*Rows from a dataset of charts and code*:
· · · ·
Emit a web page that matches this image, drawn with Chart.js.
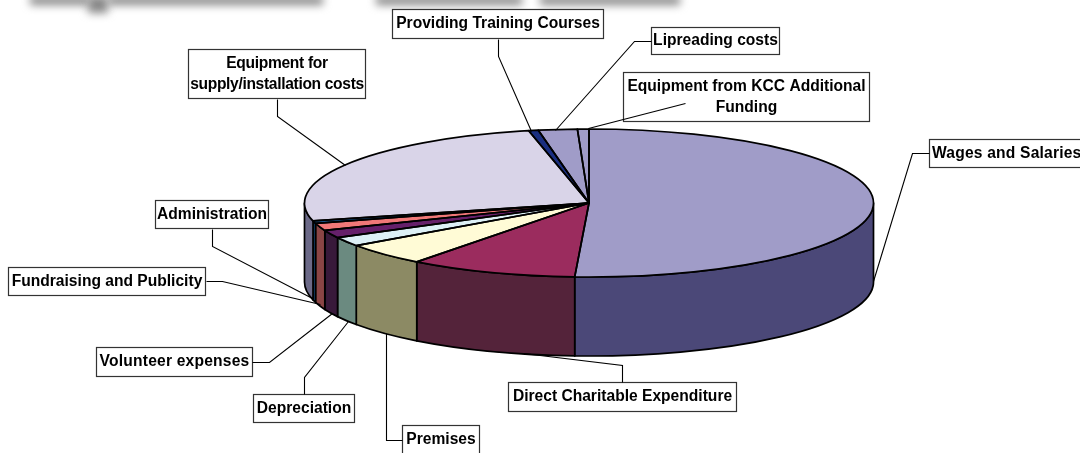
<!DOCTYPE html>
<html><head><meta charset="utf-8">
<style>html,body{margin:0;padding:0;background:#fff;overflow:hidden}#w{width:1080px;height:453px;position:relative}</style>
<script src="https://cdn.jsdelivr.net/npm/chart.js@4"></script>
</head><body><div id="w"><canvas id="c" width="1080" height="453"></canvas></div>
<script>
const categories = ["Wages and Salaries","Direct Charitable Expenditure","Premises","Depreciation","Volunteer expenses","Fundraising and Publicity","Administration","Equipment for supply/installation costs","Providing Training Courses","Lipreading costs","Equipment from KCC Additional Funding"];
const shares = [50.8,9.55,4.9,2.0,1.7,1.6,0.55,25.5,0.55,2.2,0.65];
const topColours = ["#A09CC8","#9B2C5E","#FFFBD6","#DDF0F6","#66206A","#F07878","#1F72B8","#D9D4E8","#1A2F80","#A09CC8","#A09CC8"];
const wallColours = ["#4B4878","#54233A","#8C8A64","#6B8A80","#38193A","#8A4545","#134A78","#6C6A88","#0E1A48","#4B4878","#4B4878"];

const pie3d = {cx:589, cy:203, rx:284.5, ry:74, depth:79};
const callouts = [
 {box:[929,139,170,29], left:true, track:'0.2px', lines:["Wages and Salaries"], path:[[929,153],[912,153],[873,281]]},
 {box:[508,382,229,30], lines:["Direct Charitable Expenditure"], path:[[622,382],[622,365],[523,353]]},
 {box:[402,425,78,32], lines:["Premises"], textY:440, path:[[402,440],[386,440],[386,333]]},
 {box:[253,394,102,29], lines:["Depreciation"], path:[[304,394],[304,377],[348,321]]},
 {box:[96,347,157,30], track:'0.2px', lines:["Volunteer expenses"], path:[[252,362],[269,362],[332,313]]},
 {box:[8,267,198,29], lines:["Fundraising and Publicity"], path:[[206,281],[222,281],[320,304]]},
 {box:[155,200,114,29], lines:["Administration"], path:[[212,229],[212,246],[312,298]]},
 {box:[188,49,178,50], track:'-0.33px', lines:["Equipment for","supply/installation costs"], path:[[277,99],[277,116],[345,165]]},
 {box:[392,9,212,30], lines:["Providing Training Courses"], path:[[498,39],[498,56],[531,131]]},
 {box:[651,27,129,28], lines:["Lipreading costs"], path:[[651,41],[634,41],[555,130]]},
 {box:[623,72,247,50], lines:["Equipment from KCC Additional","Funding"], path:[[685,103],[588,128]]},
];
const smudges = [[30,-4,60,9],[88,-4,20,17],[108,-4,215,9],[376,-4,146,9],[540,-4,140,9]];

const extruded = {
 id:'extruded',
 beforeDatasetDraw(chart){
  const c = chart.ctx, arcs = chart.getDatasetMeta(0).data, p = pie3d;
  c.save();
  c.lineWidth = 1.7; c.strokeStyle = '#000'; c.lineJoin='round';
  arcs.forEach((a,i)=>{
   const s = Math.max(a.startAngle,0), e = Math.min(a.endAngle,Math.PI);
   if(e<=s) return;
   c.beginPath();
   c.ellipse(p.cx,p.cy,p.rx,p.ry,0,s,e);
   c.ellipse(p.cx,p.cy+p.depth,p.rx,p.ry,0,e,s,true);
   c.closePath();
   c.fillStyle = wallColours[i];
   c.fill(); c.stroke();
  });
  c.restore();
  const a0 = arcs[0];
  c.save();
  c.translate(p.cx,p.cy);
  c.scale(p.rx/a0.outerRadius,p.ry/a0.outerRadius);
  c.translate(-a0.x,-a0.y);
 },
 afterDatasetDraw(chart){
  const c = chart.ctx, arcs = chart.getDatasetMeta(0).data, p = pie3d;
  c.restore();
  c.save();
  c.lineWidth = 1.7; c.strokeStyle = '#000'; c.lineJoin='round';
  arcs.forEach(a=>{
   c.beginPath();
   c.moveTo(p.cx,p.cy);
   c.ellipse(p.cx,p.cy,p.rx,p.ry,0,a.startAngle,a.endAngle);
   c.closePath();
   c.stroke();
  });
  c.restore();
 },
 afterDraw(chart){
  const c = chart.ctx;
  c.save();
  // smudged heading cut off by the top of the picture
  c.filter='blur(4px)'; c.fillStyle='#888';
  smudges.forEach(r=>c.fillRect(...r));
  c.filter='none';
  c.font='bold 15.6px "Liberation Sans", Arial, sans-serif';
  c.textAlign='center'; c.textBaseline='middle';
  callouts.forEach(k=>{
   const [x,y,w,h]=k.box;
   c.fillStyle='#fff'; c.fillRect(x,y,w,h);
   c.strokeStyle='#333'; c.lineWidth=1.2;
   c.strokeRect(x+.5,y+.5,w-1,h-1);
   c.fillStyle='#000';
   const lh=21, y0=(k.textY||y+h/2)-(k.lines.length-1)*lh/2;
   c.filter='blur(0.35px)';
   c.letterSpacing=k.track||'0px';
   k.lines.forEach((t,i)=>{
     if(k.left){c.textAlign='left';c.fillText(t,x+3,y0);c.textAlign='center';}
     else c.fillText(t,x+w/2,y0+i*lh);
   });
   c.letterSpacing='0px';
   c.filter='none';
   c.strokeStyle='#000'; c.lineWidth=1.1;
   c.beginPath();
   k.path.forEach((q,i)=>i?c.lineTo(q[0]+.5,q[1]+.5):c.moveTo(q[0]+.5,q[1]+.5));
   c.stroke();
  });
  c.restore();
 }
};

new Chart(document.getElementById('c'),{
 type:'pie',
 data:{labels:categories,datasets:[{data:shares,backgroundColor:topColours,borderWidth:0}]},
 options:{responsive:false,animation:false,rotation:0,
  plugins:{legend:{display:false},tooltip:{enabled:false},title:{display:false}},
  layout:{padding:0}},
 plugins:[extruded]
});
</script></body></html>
· · · ·
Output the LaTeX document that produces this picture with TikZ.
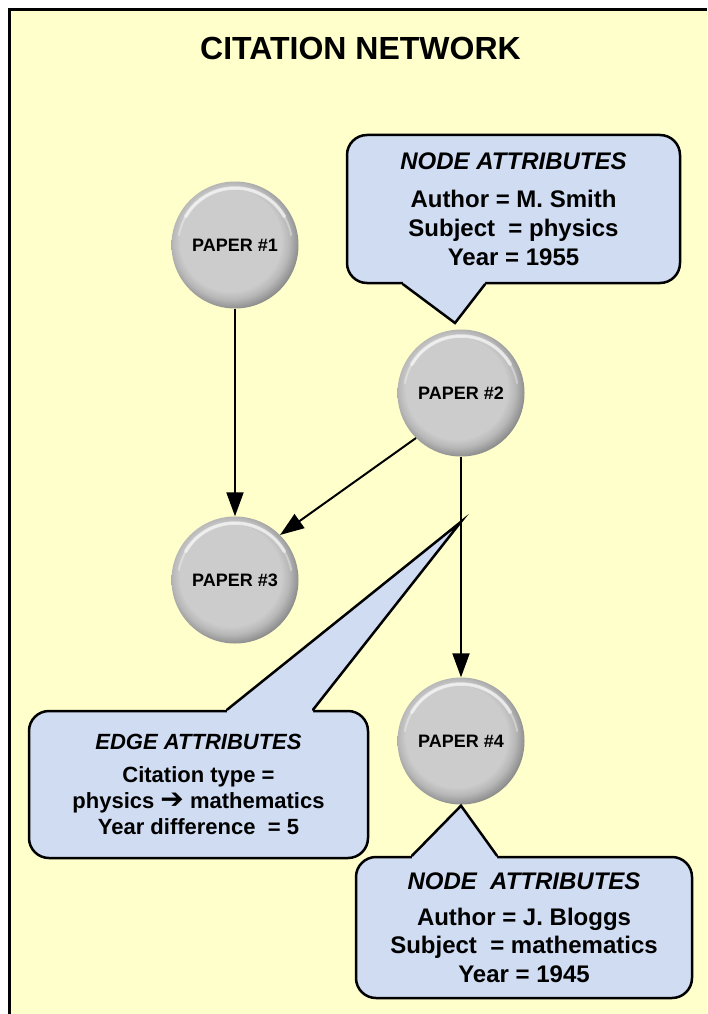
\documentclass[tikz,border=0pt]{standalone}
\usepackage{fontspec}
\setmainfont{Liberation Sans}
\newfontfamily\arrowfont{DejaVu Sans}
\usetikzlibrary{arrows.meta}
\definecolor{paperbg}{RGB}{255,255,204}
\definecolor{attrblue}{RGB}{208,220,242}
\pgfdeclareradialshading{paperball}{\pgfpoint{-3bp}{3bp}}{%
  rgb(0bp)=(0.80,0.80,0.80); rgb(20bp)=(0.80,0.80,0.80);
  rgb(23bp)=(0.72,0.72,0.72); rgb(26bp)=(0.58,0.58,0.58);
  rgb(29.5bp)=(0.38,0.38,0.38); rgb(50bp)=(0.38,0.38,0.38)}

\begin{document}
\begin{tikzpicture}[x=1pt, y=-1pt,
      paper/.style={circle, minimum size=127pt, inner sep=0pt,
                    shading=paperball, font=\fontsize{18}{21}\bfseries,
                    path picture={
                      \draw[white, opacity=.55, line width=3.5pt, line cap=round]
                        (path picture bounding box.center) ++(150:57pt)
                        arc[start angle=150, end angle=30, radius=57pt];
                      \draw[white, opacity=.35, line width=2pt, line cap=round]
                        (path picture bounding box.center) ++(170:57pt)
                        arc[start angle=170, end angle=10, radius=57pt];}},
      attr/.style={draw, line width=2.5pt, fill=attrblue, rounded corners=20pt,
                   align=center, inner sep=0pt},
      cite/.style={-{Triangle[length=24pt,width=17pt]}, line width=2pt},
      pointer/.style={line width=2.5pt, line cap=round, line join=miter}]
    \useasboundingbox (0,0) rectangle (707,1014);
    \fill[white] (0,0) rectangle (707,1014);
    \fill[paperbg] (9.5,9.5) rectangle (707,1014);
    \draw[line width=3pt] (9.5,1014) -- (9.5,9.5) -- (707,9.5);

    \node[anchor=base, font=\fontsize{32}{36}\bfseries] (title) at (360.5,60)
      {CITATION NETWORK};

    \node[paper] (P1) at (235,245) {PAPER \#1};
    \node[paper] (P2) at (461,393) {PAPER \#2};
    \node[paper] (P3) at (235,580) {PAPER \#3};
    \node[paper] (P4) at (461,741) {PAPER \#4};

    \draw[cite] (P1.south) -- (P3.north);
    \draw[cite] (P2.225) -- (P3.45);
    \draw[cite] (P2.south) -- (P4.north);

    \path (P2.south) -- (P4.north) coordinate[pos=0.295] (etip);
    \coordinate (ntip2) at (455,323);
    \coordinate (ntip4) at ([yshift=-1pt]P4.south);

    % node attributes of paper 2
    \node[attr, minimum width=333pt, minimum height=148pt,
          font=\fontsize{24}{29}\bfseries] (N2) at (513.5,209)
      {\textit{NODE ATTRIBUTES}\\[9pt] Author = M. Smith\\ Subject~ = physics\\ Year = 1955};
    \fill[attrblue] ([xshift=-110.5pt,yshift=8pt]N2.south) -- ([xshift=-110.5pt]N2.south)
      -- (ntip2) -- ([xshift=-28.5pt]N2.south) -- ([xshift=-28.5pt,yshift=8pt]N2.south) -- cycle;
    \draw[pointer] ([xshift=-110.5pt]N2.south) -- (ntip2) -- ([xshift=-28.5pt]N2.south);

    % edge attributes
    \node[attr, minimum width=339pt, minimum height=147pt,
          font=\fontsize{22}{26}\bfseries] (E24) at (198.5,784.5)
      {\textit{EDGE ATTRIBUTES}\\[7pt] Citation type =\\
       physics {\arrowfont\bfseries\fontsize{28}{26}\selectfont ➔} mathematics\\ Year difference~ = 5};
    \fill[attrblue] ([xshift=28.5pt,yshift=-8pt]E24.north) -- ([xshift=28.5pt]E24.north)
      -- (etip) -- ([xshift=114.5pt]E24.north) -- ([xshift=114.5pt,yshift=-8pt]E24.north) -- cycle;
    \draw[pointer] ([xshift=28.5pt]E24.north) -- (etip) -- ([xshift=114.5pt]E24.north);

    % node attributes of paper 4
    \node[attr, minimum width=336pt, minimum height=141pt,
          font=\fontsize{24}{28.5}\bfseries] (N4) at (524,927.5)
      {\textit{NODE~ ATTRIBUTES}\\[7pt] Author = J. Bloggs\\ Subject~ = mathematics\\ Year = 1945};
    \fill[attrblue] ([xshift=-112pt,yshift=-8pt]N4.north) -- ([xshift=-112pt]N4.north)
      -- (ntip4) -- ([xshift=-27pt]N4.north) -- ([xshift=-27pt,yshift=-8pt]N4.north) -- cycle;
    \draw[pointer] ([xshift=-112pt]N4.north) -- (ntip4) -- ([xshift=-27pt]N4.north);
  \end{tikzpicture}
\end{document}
· · · ·
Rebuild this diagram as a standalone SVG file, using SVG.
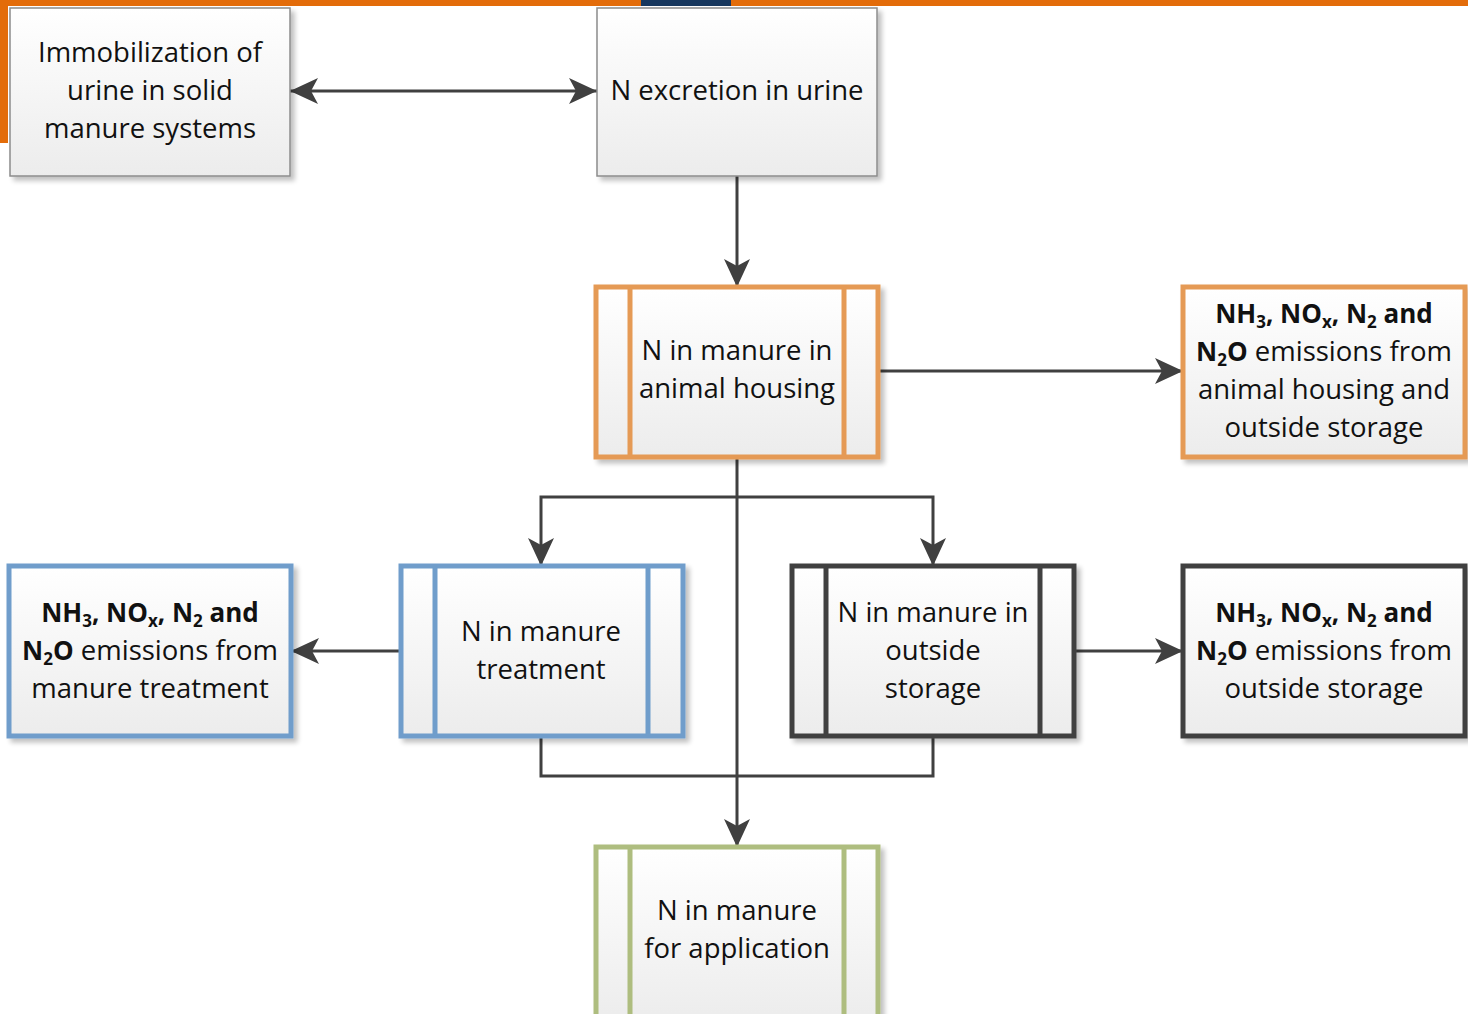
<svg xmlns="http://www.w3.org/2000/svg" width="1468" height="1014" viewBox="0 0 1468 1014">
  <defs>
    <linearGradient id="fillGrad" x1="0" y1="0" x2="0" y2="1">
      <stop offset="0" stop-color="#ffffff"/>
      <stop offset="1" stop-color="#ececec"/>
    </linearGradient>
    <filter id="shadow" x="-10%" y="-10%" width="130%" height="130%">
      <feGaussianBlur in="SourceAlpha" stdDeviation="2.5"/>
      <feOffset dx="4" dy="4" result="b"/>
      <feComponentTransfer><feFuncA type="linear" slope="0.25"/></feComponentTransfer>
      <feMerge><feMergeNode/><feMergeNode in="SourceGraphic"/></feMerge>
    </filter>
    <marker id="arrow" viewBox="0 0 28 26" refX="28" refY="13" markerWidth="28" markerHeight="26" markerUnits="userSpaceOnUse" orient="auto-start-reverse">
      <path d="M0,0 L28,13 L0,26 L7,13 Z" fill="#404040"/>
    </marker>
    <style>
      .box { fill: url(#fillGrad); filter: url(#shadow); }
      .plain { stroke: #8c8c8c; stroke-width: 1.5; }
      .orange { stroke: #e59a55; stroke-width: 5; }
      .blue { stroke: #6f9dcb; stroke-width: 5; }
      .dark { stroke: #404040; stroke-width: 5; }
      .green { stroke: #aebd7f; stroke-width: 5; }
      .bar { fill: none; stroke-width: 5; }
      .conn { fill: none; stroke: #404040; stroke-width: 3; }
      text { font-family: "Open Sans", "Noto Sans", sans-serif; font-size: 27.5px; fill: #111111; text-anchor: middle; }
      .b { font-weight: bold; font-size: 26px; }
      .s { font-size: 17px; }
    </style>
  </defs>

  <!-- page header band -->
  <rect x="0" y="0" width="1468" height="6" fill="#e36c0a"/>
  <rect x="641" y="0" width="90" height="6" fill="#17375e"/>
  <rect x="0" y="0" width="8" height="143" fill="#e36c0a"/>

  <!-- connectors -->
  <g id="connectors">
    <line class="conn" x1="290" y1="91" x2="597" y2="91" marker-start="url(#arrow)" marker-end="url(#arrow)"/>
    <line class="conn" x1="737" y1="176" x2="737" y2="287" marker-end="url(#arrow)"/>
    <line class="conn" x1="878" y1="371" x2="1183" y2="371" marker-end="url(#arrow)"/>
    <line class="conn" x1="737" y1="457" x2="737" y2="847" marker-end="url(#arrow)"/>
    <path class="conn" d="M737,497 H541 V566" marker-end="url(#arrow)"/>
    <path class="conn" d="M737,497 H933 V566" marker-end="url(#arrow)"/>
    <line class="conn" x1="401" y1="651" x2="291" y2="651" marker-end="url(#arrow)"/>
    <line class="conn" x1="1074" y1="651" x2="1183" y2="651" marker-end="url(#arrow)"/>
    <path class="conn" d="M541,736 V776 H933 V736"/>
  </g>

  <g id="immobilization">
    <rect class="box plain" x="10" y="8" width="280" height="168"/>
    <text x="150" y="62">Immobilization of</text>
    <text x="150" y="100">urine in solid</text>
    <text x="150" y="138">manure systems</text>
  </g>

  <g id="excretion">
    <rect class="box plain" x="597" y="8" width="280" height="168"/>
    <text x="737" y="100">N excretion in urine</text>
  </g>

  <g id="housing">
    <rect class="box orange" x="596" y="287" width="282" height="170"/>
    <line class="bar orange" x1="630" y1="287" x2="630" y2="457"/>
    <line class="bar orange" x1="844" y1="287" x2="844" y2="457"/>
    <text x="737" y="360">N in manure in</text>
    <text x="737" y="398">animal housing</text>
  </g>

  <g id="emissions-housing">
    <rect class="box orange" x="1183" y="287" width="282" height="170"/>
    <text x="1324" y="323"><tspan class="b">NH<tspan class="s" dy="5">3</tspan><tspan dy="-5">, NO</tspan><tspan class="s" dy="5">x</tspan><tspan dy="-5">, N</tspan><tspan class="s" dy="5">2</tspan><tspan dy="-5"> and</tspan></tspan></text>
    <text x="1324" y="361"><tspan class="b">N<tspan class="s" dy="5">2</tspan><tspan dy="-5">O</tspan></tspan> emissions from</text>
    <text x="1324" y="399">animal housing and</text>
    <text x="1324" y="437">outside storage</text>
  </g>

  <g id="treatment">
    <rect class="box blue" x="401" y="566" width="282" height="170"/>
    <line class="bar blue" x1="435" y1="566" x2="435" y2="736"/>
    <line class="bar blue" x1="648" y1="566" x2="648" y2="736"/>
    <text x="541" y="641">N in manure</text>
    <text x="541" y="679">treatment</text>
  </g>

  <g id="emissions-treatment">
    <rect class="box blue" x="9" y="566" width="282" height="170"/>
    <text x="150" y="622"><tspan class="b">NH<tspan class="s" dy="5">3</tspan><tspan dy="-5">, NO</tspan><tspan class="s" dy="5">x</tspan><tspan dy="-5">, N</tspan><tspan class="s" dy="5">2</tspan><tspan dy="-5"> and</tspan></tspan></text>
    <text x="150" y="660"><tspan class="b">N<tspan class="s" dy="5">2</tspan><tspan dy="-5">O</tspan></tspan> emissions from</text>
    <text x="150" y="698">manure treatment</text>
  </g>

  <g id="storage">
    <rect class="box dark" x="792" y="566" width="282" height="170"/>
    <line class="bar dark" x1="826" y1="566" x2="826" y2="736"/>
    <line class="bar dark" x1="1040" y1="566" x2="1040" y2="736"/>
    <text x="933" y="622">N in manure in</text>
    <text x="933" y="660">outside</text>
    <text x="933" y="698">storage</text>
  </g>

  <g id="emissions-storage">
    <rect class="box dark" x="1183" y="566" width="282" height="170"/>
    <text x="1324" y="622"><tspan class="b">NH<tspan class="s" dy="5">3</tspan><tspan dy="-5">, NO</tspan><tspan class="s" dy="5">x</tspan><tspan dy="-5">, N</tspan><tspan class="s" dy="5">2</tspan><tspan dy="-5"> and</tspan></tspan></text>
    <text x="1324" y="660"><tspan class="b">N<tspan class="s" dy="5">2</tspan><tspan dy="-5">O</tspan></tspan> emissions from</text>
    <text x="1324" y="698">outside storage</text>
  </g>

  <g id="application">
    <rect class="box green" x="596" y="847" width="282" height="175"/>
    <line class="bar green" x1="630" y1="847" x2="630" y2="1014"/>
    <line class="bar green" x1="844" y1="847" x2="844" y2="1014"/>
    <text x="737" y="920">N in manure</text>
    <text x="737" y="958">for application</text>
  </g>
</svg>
· · · ·
From the entries above, extract each line containing "that".

Emit a web page that matches this image, drawn with Chart.js.
Output the LaTeX document that produces this picture with TikZ.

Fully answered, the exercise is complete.